===== Data supplied

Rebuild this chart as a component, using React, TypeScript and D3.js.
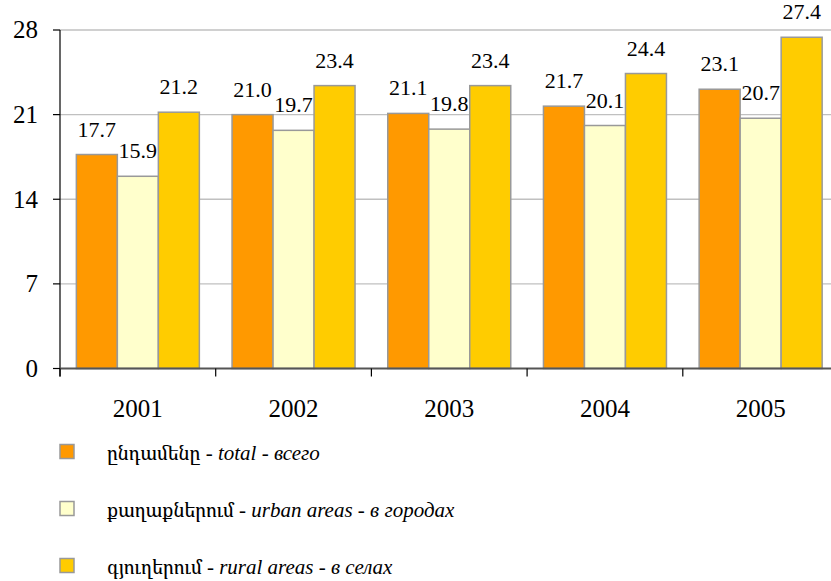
import * as d3 from "d3";

const years = ["2001", "2002", "2003", "2004", "2005"];
const totalValues = [17.7, 21.0, 21.1, 21.7, 23.1];
const urbanValues = [15.9, 19.7, 19.8, 20.1, 20.7];
const ruralValues = [21.2, 23.4, 23.4, 24.4, 27.4];
const yTicks = [0, 7, 14, 21, 28];

const seriesNames = [
  { arm: "ընդամենը", en: "total", ru: "всего" },
  { arm: "քաղաքներում", en: "urban areas", ru: "в городах" },
  { arm: "գյուղերում", en: "rural areas", ru: "в селах" },
];
const seriesColors = ["#FF9900", "#FFFFCC", "#FFCC00"];

const W = 831;
const H = 581;
const FONT = '"Liberation Serif", "Times New Roman", Tinos, serif';
const ARM_FONT = '"Noto Serif Armenian", "DejaVu Serif", serif';

const left = 60;
const right = 838.5;
const top = 30;
const bottom = 368.5;

export default function App() {
  const series = [totalValues, urbanValues, ruralValues];

  const x = d3.scaleBand<string>().domain(years).range([left, right]).paddingInner(0.21).paddingOuter(0.105);
  const xs = d3.scaleBand<number>().domain([0, 1, 2]).range([0, x.bandwidth()]);
  const y = d3.scaleLinear().domain([0, 28]).range([bottom, top]);
  const legendY = d3.scaleLinear().domain([0, 2]).range([451.5, 565.5]);
  const boundaries = years.map((yr) => x(yr)! - x.step() * 0.105);

  const txt = (size: number) => ({ fontFamily: FONT, fontSize: `${size}px` });

  return (
    <div style={{ position: "fixed", left: 0, top: 0, fontFamily: FONT }}>
      <svg width={W} height={H} style={{ display: "block", background: "#fff", fontFamily: FONT }}>
        {/* gridlines */}
        {yTicks
          .filter((t) => t > 0)
          .map((t) => (
            <line key={t} x1={left} x2={W} y1={y(t)} y2={y(t)} stroke="#c0c0c0" strokeWidth={1.3} />
          ))}

        {/* bars */}
        {years.map((yr, i) => (
          <g key={yr} transform={`translate(${x(yr)},0)`}>
            {series.map((vals, s) => (
              <rect
                key={s}
                x={xs(s)}
                y={y(vals[i])}
                width={xs.bandwidth()}
                height={y(0) - y(vals[i])}
                fill={seriesColors[s]}
                stroke="#999999"
                strokeWidth={1.5}
              />
            ))}
            {series.map((vals, s) => (
              <text
                key={s}
                x={xs(s)! + xs.bandwidth() / 2}
                y={y(vals[i]) - 18}
                textAnchor="middle"
                style={txt(22)}
              >
                {vals[i].toFixed(1)}
              </text>
            ))}
          </g>
        ))}

        {/* y axis */}
        <line x1={left} x2={left} y1={top} y2={bottom + 8} stroke="#000" strokeWidth={1.2} />
        {yTicks.map((t) => (
          <g key={t} transform={`translate(0,${y(t)})`}>
            <line x1={left - 7} x2={left} stroke="#000" strokeWidth={1.2} />
            <text x={left - 22} dy="0.33em" textAnchor="end" style={txt(25)}>
              {t}
            </text>
          </g>
        ))}

        {/* x axis */}
        <line x1={left} x2={W} y1={bottom} y2={bottom} stroke="#555" strokeWidth={2} />
        {boundaries.map((b, i) => (
          <line key={i} x1={b} x2={b} y1={bottom} y2={bottom + 8} stroke="#000" strokeWidth={1.2} />
        ))}
        {years.map((yr) => (
          <text key={yr} x={x(yr)! + x.bandwidth() / 2} y={bottom + 48} textAnchor="middle" style={txt(25)}>
            {yr}
          </text>
        ))}

        {/* legend */}
        {seriesNames.map((n, i) => {
          const cy = legendY(i);
          return (
            <g key={i}>
              <rect x={60} y={cy - 7} width={14} height={14} fill={seriesColors[i]} stroke="#999999" strokeWidth={1.5} />
              <text x={107} y={cy + 8} style={txt(21)}>
                <tspan style={{ fontFamily: ARM_FONT, fontSize: "19px" }}>{n.arm}</tspan>
                <tspan>{" - "}</tspan>
                <tspan style={{ fontStyle: "italic" }}>{n.en}</tspan>
                <tspan>{" - "}</tspan>
                <tspan style={{ fontStyle: "italic" }}>{n.ru}</tspan>
              </text>
            </g>
          );
        })}
      </svg>
    </div>
  );
}
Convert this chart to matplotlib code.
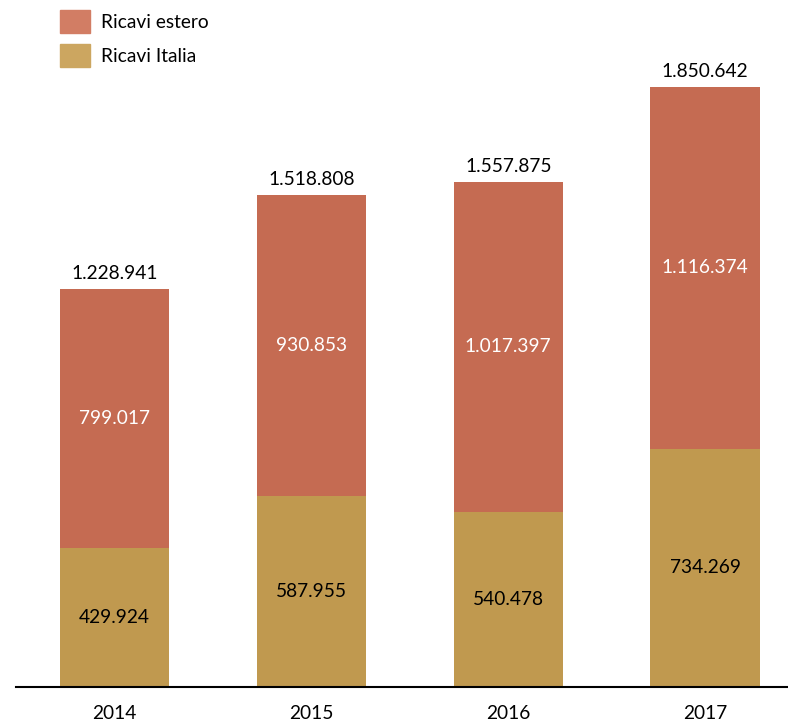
import matplotlib
matplotlib.use("Agg")
import matplotlib.pyplot as plt
from matplotlib.patches import Patch

plt.rcParams['font.family'] = ['Lato', 'DejaVu Sans']

# ricavi per anno
anni = ['2014', '2015', '2016', '2017']
ricavi_italia = [429924, 587955, 540478, 734269]
ricavi_estero = [799017, 930853, 1017397, 1116374]
totali = [1228941, 1518808, 1557875, 1850642]

col_estero = '#C56B52'
col_italia = '#C0994F'
fs = 13.8


def fmt(v):
    return '{:,}'.format(v).replace(',', '.')


fig = plt.figure(figsize=(7.88, 7.25), dpi=100)
ax = fig.add_axes([16 / 788, 38 / 725, 772 / 788, 687 / 725])

x = range(len(anni))
ax.bar(x, ricavi_italia, width=0.555, color=col_italia)
ax.bar(x, ricavi_estero, width=0.555, bottom=ricavi_italia, color=col_estero)

for i in x:
    ax.text(i, ricavi_italia[i] / 2, fmt(ricavi_italia[i]), ha='center', va='center',
            fontsize=fs, color='black')
    ax.text(i, ricavi_italia[i] + ricavi_estero[i] / 2, fmt(ricavi_estero[i]),
            ha='center', va='center', fontsize=fs, color='white')
    ax.text(i, totali[i] + 48000, fmt(totali[i]), ha='center', va='center',
            fontsize=fs, color='black')

ax.set_xlim(-0.5, 3.421)
ax.set_ylim(0, 2.119e6)
ax.set_xticks(list(x))
ax.set_xticklabels(anni, fontsize=fs)
ax.tick_params(axis='x', length=0, pad=13)
ax.set_yticks([])
for s in ['top', 'right', 'left']:
    ax.spines[s].set_visible(False)
ax.spines['bottom'].set_linewidth(1.5)

handles = [Patch(color='#D27D64', label='Ricavi estero'),
           Patch(color='#CCA660', label='Ricavi Italia')]
fig.legend(handles=handles, loc='upper left', bbox_to_anchor=(52 / 788, 1 - 2 / 725),
           frameon=False, fontsize=fs, handlelength=1.56, handleheight=1.47,
           labelspacing=0.61, handletextpad=0.62, borderaxespad=0)

fig.savefig('out.png', dpi=100)
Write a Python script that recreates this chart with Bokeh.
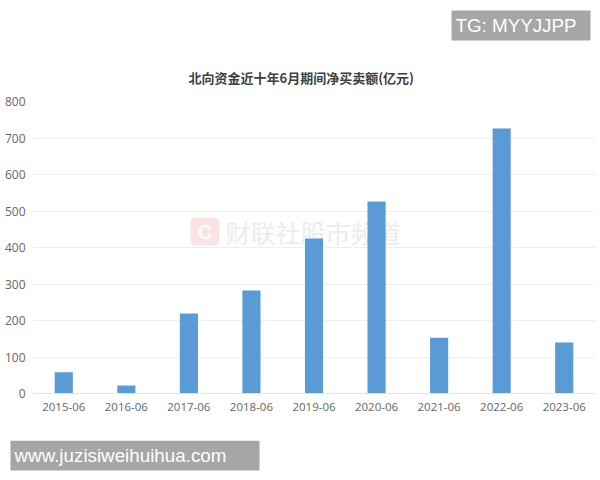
from bokeh.plotting import figure
from bokeh.layouts import column
from bokeh.embed import file_html
from bokeh.resources import INLINE
from bokeh.models import ColumnDataSource, Label, BoxAnnotation, FixedTicker, Range1d

months = ["2015-06","2016-06","2017-06","2018-06","2019-06","2020-06","2021-06","2022-06","2023-06"]
net_buy = [58, 22, 219, 282, 425, 526, 153, 726, 140]
y_ticks = [0,100,200,300,400,500,600,700,800]
title_text = "北向资金近十年6月期间净买卖额(亿元)"
watermark = "财联社股市频道"
badge_top = "TG: MYYJJPP"
badge_bottom = "www.juzisiweihuihua.com"

W = 600
TOP_H, MAIN_H, BOT_H = 50, 390, 40

def strip(height):
    f = figure(width=W, height=height, output_backend="svg", toolbar_location=None,
               x_range=Range1d(0, W), y_range=Range1d(0, height),
               x_axis_type=None, y_axis_type=None, frame_align=False,
               min_border=0, min_border_left=0, min_border_right=0, min_border_top=0, min_border_bottom=0,
               background_fill_color="white", border_fill_color="white")
    f.outline_line_color = None
    f.grid.visible = False
    return f

def box(fig, l, t, r, b, color, radius=0, level="annotation"):
    fig.add_layout(BoxAnnotation(left=l, right=r, top=t, bottom=b,
                                 left_units="canvas", right_units="canvas",
                                 top_units="canvas", bottom_units="canvas",
                                 fill_color=color, fill_alpha=1.0, line_color=None, border_radius=radius,
                                 level=level))

def text(fig, x, y, s, size, color, font="Liberation Sans", align="left", weight="normal", level="annotation"):
    fig.add_layout(Label(x=x, y=y, x_units="canvas", y_units="canvas", text=s,
                         text_font=font, text_font_size=size, text_color=color,
                         text_align=align, text_baseline="middle", text_font_style=weight,
                         level=level))

top = strip(TOP_H)
box(top, 451, 10, 590, 40, "#a6a6a6")
text(top, 455, 25, badge_top, "18.8px", "#ffffff")

bot = strip(BOT_H)
box(bot, 10, 0, 259, 30, "#a6a6a6")
text(bot, 14, 15, badge_bottom, "18.8px", "#ffffff")

p = figure(x_range=months, y_range=(0, 800), width=W, height=MAIN_H, output_backend="svg",
           toolbar_location=None, background_fill_color="white", border_fill_color="white",
           frame_align=False,
           min_border_left=32, min_border_right=5, min_border_top=51, min_border_bottom=47)
p.outline_line_color = None
p.title.text = title_text
p.title.text_font = "Noto Sans CJK SC"
p.title.text_font_size = "13px"
p.title.text_font_style = "bold"
p.title.text_color = "#404040"
p.title.align = "left"
p.title.offset = 156
p.title.standoff = 30

src = ColumnDataSource(dict(m=months, v=net_buy))

box(p, 190, 167, 219, 195, "#fbe3e3", radius=5, level="underlay")
text(p, 204.5, 181, "C", "20px", "#ffffff", align="center", weight="bold", level="underlay")
text(p, 225, 181, watermark, "25px", "#ececec", font="Noto Sans CJK SC", level="underlay")

p.vbar(x="m", top="v", width=0.29, bottom=0, source=src, fill_color="#5b9bd5", line_color=None)

p.xgrid.grid_line_color = None
p.ygrid.grid_line_color = "#eeeeee"
p.ygrid.ticker = FixedTicker(ticks=y_ticks)
p.yaxis.ticker = FixedTicker(ticks=y_ticks)
p.yaxis.axis_line_color = None
p.yaxis.major_tick_line_color = None
p.yaxis.minor_tick_line_color = None
p.yaxis.major_tick_out = 0
p.yaxis.major_tick_in = 0
p.xaxis.major_tick_out = 0
p.xaxis.major_tick_in = 0
p.xaxis.axis_line_color = "#e4e4e4"
p.xaxis.major_tick_line_color = None
p.yaxis.major_label_standoff = 7
p.xaxis.major_label_standoff = 9
for ax in (p.xaxis, p.yaxis):
    ax.major_label_text_font = "Open Sans"
    ax.major_label_text_color = "#666666"
p.xaxis.major_label_text_font_size = "11.5px"
p.yaxis.major_label_text_font_size = "12px"

layout = column(top, p, bot, spacing=0)
open("out.html", "w").write(file_html(layout, INLINE))
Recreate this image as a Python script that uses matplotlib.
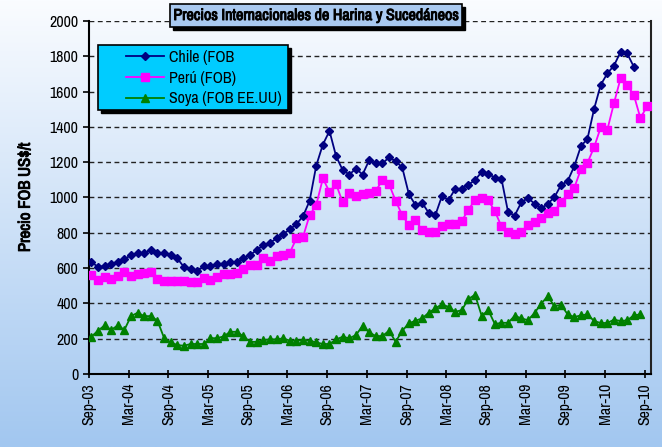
import numpy as np
import matplotlib
matplotlib.use("Agg")
import matplotlib.pyplot as plt
from matplotlib.patches import Rectangle
import matplotlib.patheffects as pe

plt.rcParams['font.family'] = ['Archivo Narrow', 'Liberation Sans', 'DejaVu Sans']

tick_labels = ["Sep-03", "Mar-04", "Sep-04", "Mar-05", "Sep-05", "Mar-06", "Sep-06",
               "Mar-07", "Sep-07", "Mar-08", "Sep-08", "Mar-09", "Sep-09", "Mar-10", "Sep-10"]

chile = [633, 608, 610, 626, 634, 650, 674, 683, 683, 705, 684, 683, 672, 655, 606,
         596, 582, 612, 612, 622, 626, 633, 633, 657, 674, 702, 730, 743, 768, 793,
         819, 849, 894, 981, 1181, 1300, 1377, 1234, 1155, 1130, 1164, 1130, 1211, 1193,
         1193, 1227, 1206, 1170, 1019, 957, 970, 913, 900, 1008, 986, 1048, 1050, 1073,
         1098, 1145, 1135, 1112, 1105, 917, 898, 973, 997, 965, 938, 964, 1002, 1070,
         1093, 1177, 1290, 1333, 1502, 1638, 1703, 1747, 1825, 1816, 1741, None, None]

peru = [562, 533, 548, 537, 555, 580, 555, 566, 574, 580, 538, 529, 528, 528, 525,
        523, 523, 545, 532, 548, 566, 567, 574, 596, 618, 618, 655, 642, 666, 674,
        687, 768, 777, 900, 957, 1108, 1032, 1076, 972, 1026, 1008, 1021, 1028, 1038,
        1098, 1076, 981, 900, 843, 872, 815, 806, 806, 836, 851, 851, 868, 930,
        987, 995, 985, 922, 836, 807, 796, 804, 844, 860, 885, 914, 922, 973,
        1018, 1055, 1159, 1196, 1285, 1397, 1384, 1534, 1675, 1638, 1581, 1450, 1516]

soya = [211, 245, 275, 250, 275, 250, 328, 347, 328, 328, 302, 204, 179, 164, 160,
        170, 170, 170, 203, 203, 213, 239, 239, 213, 182, 182, 192, 196, 196, 202,
        189, 189, 192, 189, 179, 170, 170, 196, 211, 202, 221, 272, 236, 215,
        215, 245, 183, 245, 287, 302, 315, 347, 372, 395, 380, 352, 362, 425,
        449, 330, 361, 283, 290, 290, 330, 315, 305, 346, 399, 440, 384, 392,
        338, 323, 332, 338, 300, 289, 289, 308, 300, 304, 332, 338, None]

def arr(v):
    return np.array([np.nan if a is None else a for a in v], dtype=float)

W, H = 662, 447
fig = plt.figure(figsize=(W / 100, H / 100), dpi=100)

def fx(px):
    return px / W

def fy(py):
    return 1 - py / H

bold_fx = [pe.withStroke(linewidth=0.7, foreground='black')]

# background gradient
bg = fig.add_axes([0, 0, 1, 1], zorder=-10)
grad = np.linspace(0, 1, 256).reshape(-1, 1)
top = np.array([250, 252, 255]) / 255
bot = np.array([162, 199, 240]) / 255
img = top[None, None, :] * (1 - grad[:, :, None]) + bot[None, None, :] * grad[:, :, None]
bg.imshow(img, aspect='auto', extent=[0, 1, 0, 1])
bg.set_axis_off()

ax = fig.add_axes([fx(89), fy(374), fx(651 - 89), (374 - 21) / H])
ax.patch.set_alpha(0)

n = len(peru)
x = np.arange(n)
ax.plot(x, arr(chile), color='#000080', marker='D', markersize=4.2, lw=1.3,
        label='Chile (FOB', zorder=5)
ax.plot(x, arr(peru), color='#ff00ff', marker='s', markersize=6, lw=1.3,
        label='Perú (FOB)', zorder=4)
ax.plot(x, arr(soya), color='#008000', marker='^', markersize=5.5, lw=1.3,
        label='Soya (FOB EE.UU)', zorder=3)

off = 0.35
ax.set_xlim(-off, 84.6)
ax.set_xticks(np.arange(0, 85, 6) - off)
ax.set_xticklabels(tick_labels, rotation=90, fontsize=11.5)
ax.set_ylim(0, 2000)
ax.set_yticks(np.arange(0, 2001, 200))
ax.tick_params(axis='y', labelsize=11.5, direction='out', length=4, width=1.2)
ax.tick_params(axis='x', direction='inout', length=6, width=1.2)
for yv in range(200, 2001, 200):
    ax.axhline(yv, color='#222222', lw=1.0, ls=(0, (3.5, 2.5)), zorder=1)
for s in ['left', 'bottom', 'right']:
    ax.spines[s].set_linewidth(1.5)
    ax.spines[s].set_color('black')
ax.spines['right'].set_color('#222222')
ax.spines['top'].set_visible(False)

yl = ax.set_ylabel('Precio FOB US$/t', fontsize=12, labelpad=12)
yl.set_path_effects(bold_fx)

# legend box with shadow
lx0, ly0, lw_, lh_ = 98, 45, 190, 65
sh = Rectangle((fx(lx0 + 3), fy(ly0 + lh_ + 3)), fx(lw_), lh_ / H,
               transform=fig.transFigure, facecolor='black', edgecolor='black',
               zorder=20, clip_on=False)
bx = Rectangle((fx(lx0), fy(ly0 + lh_)), fx(lw_), lh_ / H,
               transform=fig.transFigure, facecolor='#00ccff', edgecolor='black', lw=1.2,
               zorder=21, clip_on=False)
ax.add_patch(sh)
ax.add_patch(bx)
leg = ax.legend(loc='upper left', bbox_to_anchor=(fx(122), fy(46)),
                bbox_transform=fig.transFigure, frameon=False, fontsize=11.5,
                handlelength=2.4, handletextpad=0.3, labelspacing=0.35, borderaxespad=0,
                borderpad=0.25)
leg.set_zorder(22)

# title box with shadow
tb_x0, tb_y0, tb_w, tb_h = 170, 4, 292, 23
fig.add_artist(Rectangle((fx(tb_x0 + 3), fy(tb_y0 + tb_h + 3)), fx(tb_w), tb_h / H,
                         transform=fig.transFigure, facecolor='black', edgecolor='black',
                         zorder=30))
fig.add_artist(Rectangle((fx(tb_x0), fy(tb_y0 + tb_h)), fx(tb_w), tb_h / H,
                         transform=fig.transFigure, facecolor='#a9c9f0', edgecolor='black',
                         lw=1.2, zorder=31))
t = fig.text(fx(tb_x0 + tb_w / 2), fy(tb_y0 + tb_h / 2),
             'Precios Internacionales de Harina y Sucedáneos',
             ha='center', va='center', fontsize=11.5, color='black', zorder=32)
t.set_path_effects(bold_fx)

fig.savefig('out.png', dpi=100)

==========

Set task: Nothing but the lines from the one containing "Write a Python" through the one containing "from bokeh.models import" should be written out, exactly and with both ends. Pictures are left out.

Solution:
Write a Python script that recreates this chart with Bokeh.
from bokeh.plotting import figure
from bokeh.layouts import column
from bokeh.embed import file_html
from bokeh.resources import INLINE
from bokeh.models import ColumnDataSource, Label, BoxAnnotation, FixedTicker, Range1d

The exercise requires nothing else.